Transparent integration of hardware accelerators into big data query engines requires deliberate changes to planning, execution, and governance so that performance gains do not undermine correctness, portability, or auditability. Accelerator use is relevant because specialized processors such as GPUs and TPUs can deliver substantial throughput and energy efficiency for compute-heavy operators, while the causes include growing dataset sizes, heterogeneous hardware availability, and the rise of analytics workloads that mix relational queries with machine learning. The consequences affect operational cost, reproducibility, and territorial equity when access to accelerators varies across organizations and regions.
Architecture and planner changes
A query engine must expose hardware capability metadata and embed that data in its cost model so the planner can choose between CPU and accelerator execution without opaque rules. Michael Stonebraker at MIT has long argued for hardware-aware DBMS designs that treat hardware as a first-class design axis, reinforcing the need for planners that reason about device-specific latency, throughput, and memory constraints. Practical implementations use operator contracts that describe semantics and resource fingerprints so the optimizer can substitute accelerator-backed implementations safely. Work by Norman P. Jouppi at Google demonstrates that domain-specific accelerators can yield large gains for targeted workloads, which motivates adaptively routing suitable operators such as scans, aggregations, or ML inferences to accelerators while preserving fallback code paths for compatibility.
Governance, portability, and social impacts
Transparent integration also demands explainability in execution plans, reproducible benchmarking, and clear provenance so stakeholders can audit when and why accelerators were used.
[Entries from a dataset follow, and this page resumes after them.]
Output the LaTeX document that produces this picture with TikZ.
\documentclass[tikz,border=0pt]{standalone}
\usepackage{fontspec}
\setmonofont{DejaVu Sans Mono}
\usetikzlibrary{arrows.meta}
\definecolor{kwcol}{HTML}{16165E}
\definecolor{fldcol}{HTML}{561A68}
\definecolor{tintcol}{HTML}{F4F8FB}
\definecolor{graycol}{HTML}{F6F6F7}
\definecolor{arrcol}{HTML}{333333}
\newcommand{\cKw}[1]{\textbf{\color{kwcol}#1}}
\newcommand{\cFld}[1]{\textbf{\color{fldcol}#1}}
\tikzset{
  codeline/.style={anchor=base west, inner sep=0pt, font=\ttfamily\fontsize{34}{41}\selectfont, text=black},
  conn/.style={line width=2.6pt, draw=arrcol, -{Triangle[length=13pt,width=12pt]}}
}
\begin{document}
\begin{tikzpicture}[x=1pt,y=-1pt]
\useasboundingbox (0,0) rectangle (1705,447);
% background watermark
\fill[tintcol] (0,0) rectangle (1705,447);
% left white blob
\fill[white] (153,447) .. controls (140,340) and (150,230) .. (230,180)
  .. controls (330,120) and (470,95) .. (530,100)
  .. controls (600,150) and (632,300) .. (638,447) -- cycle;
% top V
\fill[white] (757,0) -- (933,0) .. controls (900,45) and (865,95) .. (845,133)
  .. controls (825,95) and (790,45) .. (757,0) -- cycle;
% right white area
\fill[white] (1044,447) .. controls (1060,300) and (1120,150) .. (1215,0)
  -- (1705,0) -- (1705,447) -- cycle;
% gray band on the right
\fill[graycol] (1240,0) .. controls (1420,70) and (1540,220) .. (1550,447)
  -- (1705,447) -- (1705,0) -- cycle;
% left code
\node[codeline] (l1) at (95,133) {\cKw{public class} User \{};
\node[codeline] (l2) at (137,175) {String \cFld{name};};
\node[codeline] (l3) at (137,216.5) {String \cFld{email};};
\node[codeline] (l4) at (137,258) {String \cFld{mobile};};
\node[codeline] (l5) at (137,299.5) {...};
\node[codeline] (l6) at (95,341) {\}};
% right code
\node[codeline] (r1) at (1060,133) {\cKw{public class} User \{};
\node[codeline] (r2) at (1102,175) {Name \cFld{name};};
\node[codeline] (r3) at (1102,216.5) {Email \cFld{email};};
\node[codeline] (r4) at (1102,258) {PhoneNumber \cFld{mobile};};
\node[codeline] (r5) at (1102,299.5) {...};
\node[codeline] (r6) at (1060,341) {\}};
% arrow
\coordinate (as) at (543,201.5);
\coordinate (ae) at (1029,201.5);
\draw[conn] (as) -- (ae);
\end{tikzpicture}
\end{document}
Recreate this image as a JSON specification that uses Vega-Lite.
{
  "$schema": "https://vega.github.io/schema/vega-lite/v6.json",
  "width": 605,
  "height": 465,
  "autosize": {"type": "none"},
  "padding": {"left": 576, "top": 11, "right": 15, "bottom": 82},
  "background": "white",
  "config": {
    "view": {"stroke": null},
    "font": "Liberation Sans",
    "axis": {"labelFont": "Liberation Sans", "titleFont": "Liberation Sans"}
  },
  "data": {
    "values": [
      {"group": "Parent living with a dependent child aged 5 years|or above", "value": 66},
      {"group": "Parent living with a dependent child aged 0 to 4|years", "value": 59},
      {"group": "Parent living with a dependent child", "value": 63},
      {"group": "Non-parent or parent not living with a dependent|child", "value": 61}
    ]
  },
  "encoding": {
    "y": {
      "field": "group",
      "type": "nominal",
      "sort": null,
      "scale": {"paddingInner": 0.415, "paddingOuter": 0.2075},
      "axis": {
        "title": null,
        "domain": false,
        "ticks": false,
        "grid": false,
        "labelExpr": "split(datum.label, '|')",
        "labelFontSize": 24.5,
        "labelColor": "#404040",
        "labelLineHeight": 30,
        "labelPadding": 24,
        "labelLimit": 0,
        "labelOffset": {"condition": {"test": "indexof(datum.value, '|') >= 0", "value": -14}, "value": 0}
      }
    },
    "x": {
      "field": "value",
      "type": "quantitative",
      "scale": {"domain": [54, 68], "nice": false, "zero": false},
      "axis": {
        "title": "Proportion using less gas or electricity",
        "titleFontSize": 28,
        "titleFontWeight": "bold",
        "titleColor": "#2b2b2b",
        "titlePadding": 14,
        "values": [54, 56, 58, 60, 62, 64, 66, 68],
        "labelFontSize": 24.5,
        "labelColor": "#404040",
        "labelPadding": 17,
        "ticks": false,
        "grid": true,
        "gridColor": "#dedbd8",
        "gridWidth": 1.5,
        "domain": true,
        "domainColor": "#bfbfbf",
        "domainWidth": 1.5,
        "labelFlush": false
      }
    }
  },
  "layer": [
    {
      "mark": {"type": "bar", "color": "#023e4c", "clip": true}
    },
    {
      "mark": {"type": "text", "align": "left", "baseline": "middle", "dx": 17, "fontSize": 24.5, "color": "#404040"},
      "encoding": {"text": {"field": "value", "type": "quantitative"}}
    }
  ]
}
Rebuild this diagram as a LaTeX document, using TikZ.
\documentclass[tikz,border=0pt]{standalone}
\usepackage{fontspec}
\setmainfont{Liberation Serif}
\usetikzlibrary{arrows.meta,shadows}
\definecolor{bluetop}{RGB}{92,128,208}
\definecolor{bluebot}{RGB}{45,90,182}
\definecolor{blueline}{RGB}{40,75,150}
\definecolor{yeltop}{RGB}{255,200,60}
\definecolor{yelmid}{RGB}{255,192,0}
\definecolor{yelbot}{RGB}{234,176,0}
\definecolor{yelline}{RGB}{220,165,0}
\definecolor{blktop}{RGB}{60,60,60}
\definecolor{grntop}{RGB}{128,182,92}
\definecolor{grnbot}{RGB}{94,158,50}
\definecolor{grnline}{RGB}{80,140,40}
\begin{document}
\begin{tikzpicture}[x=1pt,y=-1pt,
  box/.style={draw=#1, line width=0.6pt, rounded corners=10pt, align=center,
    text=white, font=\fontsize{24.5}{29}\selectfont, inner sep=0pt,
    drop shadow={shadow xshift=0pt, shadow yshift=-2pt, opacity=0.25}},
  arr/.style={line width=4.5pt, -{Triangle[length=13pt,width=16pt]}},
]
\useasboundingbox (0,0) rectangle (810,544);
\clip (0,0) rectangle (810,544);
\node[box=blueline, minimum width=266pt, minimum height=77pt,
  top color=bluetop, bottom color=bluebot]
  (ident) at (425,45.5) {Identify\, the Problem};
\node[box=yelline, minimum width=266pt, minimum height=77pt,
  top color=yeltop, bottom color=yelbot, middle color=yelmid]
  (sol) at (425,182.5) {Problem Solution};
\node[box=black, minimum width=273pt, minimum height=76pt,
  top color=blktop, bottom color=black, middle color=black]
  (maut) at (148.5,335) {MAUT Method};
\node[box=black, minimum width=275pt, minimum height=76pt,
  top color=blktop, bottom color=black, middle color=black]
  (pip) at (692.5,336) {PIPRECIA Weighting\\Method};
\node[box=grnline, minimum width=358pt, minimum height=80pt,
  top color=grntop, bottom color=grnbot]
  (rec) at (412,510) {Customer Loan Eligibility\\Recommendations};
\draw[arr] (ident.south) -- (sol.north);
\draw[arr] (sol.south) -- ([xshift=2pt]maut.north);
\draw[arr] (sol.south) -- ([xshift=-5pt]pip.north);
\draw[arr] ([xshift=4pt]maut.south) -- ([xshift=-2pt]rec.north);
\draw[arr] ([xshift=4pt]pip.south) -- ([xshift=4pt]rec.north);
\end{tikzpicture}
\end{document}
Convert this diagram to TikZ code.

Matei Zaharia at Databricks and Stanford emphasizes data locality and scheduler awareness in distributed engines, which becomes critical when accelerators are unevenly distributed across clusters or regions. Nuance arises in environmental and social trade-offs: accelerators can reduce energy per query but may increase embodied carbon through faster hardware turnover, and organizations in different territories may face unequal access to accelerator-equipped clouds or on-prem infrastructure. To mitigate vendor lock-in, engines should adopt open interchange formats and standardized APIs that document accelerator capabilities and constraints, enabling predictable performance across environments and supporting regulatory or research audits.
Clear, auditable integration—combined with conservative correctness checks and fallbacks—lets organizations leverage accelerator advantages while maintaining trust, reproducibility, and responsible environmental and social stewardship.